Ever since, left-wing politicians have regularly floated the idea of reintroducing some form of police de proximité. But former President François Hollande’s Socialist government made no such attempt. Instead, to the dismay of minority youths singled out by police, Hollande’s administration reneged on a campaign promise to introduce a form of written receipt for all identity checks carried out by officers – a measure long advocated by campaigners against racial profiling.
“When I was younger, the cops and I knew each other, there was a measure of respect,” said Ech-Chetouani. “As a kid, I dreamt of becoming a policeman. That’s unthinkable now. Who would dream of playing the cop here?”
The community worker says the heart of the problem is a lack of police training and the practice of deploying rookie officers from faraway regions in some of the toughest neighbourhoods. “The young officers who get sent here have no knowledge of the banlieues, they often don’t know people from [racial] minorities,” he explained. “They’re sent here like it’s some kind of war zone, with 40 kilos of military hardware. But they simply don’t have the skillset to deal with situations they cannot understand.”

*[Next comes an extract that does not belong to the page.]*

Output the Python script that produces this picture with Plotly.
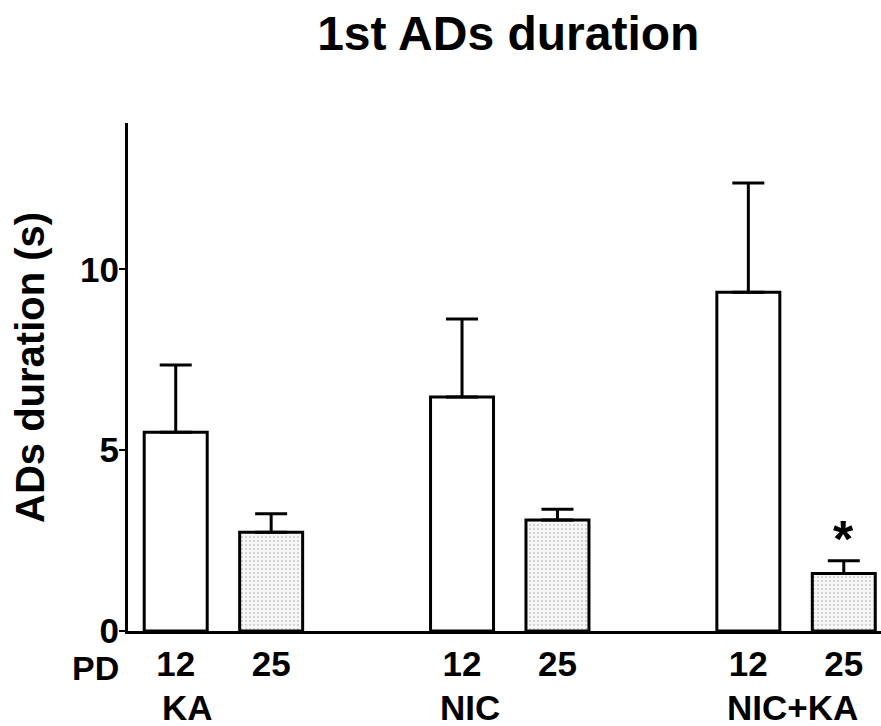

Beholden to the state, not the people
Though police unions generally plead for more hardware, some also point the finger at misguided recruitment policies and a lack of training.
Flavien Bénazet, of the SNUITAM-FSU union, called for “more comprehensive training, which brings in relational skills, psychology and sociology”. He added: “We need more officers, because at present we simply don’t have the time and manpower to build relationships with communities.”

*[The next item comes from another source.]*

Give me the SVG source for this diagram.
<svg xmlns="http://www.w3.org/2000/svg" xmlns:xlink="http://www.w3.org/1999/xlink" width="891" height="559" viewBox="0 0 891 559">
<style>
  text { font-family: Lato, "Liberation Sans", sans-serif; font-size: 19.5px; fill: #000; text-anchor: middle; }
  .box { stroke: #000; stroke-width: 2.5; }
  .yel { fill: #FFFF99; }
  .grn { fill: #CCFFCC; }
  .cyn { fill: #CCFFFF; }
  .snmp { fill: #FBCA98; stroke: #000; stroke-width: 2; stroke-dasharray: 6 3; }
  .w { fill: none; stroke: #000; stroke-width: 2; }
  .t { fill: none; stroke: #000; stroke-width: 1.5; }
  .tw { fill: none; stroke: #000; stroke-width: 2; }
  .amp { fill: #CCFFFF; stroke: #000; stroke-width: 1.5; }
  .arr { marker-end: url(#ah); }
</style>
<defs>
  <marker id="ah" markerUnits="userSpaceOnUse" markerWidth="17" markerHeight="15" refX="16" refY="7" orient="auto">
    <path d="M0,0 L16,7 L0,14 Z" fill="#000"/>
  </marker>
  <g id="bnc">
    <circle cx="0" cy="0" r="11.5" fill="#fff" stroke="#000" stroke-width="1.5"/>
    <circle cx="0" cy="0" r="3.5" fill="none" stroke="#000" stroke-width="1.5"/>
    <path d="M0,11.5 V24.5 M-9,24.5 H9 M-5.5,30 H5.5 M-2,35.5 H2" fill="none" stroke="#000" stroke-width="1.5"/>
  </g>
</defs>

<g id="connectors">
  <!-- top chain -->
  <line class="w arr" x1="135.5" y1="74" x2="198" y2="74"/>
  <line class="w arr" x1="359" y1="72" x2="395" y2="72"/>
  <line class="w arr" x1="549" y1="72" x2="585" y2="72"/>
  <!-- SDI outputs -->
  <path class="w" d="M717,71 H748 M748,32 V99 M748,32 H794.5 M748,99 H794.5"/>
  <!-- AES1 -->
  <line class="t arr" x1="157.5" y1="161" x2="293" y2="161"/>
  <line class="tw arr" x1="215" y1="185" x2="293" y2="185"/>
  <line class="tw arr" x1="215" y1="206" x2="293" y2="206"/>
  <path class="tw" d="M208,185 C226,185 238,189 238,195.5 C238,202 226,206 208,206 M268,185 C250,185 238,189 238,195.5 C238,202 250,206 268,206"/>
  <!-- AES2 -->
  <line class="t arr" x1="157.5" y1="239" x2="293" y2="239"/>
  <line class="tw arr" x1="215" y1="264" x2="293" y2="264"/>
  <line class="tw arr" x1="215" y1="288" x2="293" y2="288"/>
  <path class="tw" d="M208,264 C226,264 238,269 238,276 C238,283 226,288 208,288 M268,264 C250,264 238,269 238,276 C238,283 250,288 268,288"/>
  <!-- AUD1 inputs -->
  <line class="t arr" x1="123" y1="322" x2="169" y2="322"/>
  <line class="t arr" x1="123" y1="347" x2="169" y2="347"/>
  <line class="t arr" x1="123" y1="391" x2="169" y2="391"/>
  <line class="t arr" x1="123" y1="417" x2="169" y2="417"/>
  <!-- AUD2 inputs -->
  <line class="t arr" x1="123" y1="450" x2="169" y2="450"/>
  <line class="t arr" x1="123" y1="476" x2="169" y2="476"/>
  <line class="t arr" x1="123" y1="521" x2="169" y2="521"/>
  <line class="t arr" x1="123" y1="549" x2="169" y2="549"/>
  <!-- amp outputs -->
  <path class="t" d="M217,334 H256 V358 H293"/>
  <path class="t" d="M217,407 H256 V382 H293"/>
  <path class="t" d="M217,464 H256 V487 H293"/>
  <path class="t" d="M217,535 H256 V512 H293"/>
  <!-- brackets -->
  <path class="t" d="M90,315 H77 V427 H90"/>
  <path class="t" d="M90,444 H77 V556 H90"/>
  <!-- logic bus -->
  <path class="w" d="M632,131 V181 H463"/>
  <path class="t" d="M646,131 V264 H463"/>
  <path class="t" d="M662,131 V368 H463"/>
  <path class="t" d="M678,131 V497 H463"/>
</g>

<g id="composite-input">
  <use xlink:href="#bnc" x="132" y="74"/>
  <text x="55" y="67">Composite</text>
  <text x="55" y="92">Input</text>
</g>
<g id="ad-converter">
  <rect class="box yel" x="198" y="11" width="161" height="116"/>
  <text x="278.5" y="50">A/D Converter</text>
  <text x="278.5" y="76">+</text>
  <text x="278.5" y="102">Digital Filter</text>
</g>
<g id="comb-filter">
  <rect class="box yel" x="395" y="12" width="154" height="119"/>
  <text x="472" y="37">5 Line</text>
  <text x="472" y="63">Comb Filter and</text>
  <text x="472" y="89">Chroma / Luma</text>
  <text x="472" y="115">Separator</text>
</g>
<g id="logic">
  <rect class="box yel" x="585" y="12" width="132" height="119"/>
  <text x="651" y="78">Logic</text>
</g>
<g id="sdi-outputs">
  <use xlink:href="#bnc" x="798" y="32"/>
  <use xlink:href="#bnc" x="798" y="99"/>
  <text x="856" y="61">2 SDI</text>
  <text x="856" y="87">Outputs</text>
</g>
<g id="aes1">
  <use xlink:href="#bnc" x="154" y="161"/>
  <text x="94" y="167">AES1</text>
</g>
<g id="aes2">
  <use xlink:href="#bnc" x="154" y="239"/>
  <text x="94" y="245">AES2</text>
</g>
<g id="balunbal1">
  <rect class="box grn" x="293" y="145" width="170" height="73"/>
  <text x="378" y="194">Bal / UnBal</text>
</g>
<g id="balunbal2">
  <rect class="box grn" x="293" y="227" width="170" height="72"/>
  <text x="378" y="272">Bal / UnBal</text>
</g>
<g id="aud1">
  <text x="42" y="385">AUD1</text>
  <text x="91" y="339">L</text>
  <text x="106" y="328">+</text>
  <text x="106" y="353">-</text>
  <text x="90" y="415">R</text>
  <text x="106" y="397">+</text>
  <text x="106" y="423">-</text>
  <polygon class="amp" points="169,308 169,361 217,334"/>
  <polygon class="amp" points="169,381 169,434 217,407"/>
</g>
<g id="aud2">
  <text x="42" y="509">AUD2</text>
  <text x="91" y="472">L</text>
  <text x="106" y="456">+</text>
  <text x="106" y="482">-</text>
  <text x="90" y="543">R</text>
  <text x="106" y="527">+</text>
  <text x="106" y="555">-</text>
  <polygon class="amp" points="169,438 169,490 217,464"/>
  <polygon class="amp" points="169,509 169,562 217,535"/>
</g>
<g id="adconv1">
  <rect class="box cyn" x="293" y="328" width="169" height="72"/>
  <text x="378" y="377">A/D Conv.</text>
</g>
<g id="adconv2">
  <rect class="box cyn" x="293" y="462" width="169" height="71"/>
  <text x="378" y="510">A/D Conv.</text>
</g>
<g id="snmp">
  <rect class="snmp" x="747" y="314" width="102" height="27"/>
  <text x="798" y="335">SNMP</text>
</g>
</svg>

Like many analysts and community workers, Bénazet also called for the reinstatement of the police de proximité, arguing that Sarkozy’s decision to scrap community policing did great damage to relations between the force and the public. “We need officers out on the street, not in their cars. And we need a permanent contact and presence,” he added. “People say this costs a lot of money, but so do other public services that are useful to society.”
While referring to police as a public service is a no-brainer in much of the West, some analysts say the notion is debatable in France, where there is no equivalent of the Anglo-Saxon principle of “policing by consent”.
In France, “the state designed the police force to surveil and control its citizens. It’s a different concept from the Anglo-Saxon idea of a police that is drawn from civil society,” said Zagrodzki. “This is still reflected in different policing cultures today. In France, we have a focus on repression, whereas in Germany and Britain the police forces are designed to solve conflicts.”
Solving conflicts requires specific skills and training, says Sébastian Roché, a research director at the National Center for Scientific Research who specialises in police systems. In the French case, it would also require a radical change of thinking, he adds, noting that French recruits undergo an eight-month training – enough to practise chokeholds but not to learn mediation – against two to three years of instruction in northern European countries.
“French police are beholden to the state, not the people. They need the trust of the government, not the public,” he said, describing this as the “fundamental flaw” that poisons relations between law enforcement and segments of the public, and impedes meaningful reform. “Over the past four decades we’ve seen many reports identifying the structural problems with French policing,” Roché added. “But finding solutions is necessarily a long and complex process – and politicians have no time for this.”